Return the material exactly, first line through the line containing "import plotly.graph_objects as go", and nothing more. Pictures stay out.

## Source excerpt
== == ==
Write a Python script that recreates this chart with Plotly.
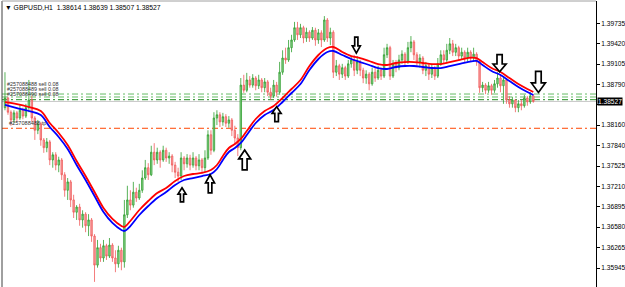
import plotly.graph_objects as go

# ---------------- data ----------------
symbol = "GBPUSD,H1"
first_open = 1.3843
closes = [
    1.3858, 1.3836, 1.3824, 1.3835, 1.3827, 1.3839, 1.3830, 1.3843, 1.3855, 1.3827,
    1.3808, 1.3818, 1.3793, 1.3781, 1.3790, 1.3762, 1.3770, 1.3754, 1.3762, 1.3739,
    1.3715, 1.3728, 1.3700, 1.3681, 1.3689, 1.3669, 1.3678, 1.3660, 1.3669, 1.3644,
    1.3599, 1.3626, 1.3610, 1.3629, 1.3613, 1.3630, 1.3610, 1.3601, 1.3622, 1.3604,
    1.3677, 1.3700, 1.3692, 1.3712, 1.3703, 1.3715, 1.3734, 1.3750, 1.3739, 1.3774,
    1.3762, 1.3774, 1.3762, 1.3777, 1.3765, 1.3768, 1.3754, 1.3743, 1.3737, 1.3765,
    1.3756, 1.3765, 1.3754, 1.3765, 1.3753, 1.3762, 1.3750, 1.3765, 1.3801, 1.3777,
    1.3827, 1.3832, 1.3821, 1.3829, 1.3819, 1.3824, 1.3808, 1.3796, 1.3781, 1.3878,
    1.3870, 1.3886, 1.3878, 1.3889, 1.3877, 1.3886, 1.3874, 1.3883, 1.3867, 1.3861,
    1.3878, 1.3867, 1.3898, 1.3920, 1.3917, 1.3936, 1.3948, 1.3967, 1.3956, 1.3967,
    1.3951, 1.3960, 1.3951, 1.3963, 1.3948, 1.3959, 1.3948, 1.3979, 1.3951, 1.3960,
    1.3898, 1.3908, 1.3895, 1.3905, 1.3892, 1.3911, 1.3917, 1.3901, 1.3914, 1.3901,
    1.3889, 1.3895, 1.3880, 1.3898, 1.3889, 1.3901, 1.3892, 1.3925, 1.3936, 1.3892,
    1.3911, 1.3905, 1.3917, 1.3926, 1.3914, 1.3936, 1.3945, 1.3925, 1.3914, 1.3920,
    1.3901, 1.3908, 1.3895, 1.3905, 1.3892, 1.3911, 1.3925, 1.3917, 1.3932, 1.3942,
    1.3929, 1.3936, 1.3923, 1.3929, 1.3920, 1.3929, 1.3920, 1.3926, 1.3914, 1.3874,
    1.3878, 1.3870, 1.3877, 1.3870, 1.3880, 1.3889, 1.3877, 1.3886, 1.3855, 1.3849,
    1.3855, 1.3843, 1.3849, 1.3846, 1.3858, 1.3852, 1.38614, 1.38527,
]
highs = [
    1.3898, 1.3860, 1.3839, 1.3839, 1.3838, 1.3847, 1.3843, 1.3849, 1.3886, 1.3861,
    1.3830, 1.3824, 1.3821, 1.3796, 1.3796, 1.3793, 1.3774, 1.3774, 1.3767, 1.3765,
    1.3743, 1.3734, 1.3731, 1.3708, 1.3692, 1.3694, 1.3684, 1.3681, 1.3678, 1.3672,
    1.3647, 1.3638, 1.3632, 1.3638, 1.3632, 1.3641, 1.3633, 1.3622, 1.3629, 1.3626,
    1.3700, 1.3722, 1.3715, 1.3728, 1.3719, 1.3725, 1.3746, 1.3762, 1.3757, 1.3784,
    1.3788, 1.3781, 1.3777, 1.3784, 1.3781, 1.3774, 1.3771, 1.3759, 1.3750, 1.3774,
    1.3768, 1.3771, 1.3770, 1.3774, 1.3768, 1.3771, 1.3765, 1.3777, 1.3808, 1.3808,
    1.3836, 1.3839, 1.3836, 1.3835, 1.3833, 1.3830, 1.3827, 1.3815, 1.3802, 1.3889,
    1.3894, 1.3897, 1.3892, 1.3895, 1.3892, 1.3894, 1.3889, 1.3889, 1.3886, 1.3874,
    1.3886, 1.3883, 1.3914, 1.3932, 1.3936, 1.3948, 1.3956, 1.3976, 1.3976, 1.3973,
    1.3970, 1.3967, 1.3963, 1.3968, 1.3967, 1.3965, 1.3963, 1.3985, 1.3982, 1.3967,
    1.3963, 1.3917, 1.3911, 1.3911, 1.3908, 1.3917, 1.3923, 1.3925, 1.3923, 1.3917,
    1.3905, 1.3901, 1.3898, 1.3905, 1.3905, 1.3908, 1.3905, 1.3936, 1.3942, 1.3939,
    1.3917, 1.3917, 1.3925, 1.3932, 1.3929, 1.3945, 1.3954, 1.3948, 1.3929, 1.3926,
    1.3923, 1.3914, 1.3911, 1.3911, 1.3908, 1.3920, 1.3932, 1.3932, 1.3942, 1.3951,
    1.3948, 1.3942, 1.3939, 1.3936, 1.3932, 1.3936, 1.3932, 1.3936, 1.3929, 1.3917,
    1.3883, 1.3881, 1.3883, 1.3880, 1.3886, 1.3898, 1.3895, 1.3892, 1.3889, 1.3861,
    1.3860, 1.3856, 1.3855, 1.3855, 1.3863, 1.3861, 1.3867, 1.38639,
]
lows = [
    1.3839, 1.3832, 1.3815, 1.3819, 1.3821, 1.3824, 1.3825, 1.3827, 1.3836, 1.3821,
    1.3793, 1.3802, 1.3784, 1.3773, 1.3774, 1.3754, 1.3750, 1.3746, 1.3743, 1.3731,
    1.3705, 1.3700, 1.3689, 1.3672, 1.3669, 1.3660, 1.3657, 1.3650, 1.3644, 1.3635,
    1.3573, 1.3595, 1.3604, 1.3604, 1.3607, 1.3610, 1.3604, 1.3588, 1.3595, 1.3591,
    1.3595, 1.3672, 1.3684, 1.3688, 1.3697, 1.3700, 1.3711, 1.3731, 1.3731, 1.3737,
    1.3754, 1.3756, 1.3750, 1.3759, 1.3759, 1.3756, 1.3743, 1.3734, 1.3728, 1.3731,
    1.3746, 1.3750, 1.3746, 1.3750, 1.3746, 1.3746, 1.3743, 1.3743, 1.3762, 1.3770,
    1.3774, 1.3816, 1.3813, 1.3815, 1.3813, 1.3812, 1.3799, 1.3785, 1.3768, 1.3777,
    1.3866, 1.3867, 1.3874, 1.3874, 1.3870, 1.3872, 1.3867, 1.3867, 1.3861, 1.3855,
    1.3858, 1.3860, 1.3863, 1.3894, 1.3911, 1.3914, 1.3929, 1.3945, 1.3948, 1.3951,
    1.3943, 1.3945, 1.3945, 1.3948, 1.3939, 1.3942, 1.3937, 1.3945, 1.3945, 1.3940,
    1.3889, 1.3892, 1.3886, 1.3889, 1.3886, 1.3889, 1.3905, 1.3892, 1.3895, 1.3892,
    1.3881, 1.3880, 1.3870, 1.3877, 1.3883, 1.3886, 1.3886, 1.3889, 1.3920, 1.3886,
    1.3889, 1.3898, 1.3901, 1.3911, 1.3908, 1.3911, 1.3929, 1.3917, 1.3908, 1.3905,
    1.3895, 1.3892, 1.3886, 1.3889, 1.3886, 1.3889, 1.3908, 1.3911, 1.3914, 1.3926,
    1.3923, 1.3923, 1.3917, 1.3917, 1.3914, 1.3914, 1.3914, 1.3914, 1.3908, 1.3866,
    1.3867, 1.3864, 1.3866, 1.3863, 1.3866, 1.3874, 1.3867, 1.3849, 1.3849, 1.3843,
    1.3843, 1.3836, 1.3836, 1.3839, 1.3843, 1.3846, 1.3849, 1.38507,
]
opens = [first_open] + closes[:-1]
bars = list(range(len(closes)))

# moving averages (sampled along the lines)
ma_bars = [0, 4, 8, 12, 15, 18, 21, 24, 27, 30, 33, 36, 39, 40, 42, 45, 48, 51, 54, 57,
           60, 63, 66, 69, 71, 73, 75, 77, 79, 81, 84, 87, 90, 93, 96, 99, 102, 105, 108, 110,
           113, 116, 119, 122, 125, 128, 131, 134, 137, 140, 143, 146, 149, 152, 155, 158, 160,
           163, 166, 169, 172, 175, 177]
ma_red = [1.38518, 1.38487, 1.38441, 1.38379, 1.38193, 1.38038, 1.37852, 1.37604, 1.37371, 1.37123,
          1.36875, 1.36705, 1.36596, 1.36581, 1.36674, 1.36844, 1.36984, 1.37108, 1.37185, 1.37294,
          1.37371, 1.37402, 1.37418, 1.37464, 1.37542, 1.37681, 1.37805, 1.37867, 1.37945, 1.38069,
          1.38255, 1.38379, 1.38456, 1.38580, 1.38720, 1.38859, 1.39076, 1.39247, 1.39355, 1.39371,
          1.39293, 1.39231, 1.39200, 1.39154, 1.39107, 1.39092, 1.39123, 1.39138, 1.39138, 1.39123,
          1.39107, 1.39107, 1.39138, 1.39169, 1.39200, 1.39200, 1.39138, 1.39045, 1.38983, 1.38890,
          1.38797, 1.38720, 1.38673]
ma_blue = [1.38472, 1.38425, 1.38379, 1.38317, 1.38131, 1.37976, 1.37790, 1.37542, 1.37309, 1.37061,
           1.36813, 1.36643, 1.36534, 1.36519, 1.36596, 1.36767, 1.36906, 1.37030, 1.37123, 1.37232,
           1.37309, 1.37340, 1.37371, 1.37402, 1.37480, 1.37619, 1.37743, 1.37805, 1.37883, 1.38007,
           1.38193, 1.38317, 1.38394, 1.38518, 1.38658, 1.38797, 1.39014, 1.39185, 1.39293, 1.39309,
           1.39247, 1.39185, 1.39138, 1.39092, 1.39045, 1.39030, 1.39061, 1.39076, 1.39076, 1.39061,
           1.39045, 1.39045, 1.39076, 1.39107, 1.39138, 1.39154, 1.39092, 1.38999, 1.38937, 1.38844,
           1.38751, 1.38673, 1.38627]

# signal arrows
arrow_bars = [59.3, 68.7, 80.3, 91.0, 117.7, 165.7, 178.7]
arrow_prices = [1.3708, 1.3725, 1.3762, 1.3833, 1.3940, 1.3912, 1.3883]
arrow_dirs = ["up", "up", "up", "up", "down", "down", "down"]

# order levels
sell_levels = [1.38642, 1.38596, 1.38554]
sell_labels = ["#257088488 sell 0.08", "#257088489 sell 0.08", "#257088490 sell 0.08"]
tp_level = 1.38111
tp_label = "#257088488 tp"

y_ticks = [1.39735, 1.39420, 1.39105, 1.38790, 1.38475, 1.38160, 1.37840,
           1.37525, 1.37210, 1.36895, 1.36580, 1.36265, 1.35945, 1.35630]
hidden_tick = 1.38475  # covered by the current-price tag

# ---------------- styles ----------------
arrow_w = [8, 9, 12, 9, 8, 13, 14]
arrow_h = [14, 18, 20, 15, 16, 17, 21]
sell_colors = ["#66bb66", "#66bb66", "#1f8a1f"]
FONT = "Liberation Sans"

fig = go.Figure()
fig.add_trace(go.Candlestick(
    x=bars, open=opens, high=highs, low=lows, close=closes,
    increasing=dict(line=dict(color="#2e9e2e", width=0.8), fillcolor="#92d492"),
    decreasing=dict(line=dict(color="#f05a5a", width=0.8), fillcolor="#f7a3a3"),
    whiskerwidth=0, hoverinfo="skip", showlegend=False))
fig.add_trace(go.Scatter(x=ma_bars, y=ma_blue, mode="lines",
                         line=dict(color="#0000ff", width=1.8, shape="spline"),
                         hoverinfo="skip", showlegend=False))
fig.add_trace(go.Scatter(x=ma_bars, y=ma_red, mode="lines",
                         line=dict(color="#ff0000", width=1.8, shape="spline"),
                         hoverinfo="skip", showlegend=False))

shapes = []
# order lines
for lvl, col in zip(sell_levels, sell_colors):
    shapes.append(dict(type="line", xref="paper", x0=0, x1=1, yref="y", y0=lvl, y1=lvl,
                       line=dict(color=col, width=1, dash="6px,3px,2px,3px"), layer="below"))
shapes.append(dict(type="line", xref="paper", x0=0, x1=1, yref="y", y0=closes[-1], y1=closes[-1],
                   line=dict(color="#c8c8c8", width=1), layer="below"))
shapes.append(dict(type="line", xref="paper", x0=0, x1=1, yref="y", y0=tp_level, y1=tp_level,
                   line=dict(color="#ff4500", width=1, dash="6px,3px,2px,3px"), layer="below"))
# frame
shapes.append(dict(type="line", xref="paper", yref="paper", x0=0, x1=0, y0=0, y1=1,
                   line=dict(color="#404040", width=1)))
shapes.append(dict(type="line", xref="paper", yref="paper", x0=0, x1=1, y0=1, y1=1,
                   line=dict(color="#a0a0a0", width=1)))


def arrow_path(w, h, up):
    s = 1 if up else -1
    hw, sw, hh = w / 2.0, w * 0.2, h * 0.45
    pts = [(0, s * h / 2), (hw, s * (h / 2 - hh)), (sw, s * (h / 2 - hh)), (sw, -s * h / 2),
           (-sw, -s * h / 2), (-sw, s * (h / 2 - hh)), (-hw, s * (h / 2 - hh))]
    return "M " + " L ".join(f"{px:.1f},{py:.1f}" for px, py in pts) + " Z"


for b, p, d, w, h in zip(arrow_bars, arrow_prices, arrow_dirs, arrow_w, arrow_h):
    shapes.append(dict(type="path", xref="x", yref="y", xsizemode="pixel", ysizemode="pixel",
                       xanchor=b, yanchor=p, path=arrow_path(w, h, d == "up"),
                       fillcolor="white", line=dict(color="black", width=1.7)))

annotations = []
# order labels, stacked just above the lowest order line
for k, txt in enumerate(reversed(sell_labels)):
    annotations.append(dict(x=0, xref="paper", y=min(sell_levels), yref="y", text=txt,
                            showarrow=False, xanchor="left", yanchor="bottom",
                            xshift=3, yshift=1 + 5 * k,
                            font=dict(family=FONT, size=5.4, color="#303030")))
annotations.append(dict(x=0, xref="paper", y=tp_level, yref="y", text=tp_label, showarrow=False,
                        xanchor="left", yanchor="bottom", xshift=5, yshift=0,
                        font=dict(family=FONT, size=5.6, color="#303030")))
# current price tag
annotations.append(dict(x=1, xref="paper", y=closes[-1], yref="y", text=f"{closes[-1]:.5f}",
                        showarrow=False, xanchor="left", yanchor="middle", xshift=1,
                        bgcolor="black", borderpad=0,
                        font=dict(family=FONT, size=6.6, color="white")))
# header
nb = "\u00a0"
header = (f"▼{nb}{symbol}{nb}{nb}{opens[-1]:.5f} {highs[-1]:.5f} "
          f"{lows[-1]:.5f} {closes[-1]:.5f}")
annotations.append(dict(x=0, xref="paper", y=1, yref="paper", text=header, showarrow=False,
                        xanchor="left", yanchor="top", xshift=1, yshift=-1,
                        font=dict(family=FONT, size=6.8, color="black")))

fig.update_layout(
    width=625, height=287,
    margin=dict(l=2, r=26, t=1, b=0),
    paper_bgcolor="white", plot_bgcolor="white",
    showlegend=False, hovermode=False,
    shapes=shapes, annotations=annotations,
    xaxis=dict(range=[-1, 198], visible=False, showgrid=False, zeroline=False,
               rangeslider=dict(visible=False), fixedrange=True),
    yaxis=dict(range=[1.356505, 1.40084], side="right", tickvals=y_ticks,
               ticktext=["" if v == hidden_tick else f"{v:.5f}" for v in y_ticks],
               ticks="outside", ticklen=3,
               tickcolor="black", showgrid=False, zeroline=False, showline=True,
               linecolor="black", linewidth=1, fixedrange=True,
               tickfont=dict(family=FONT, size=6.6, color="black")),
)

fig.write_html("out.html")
== == ==
## Correct answer
Write a Python script that recreates this chart with Plotly.
import plotly.graph_objects as go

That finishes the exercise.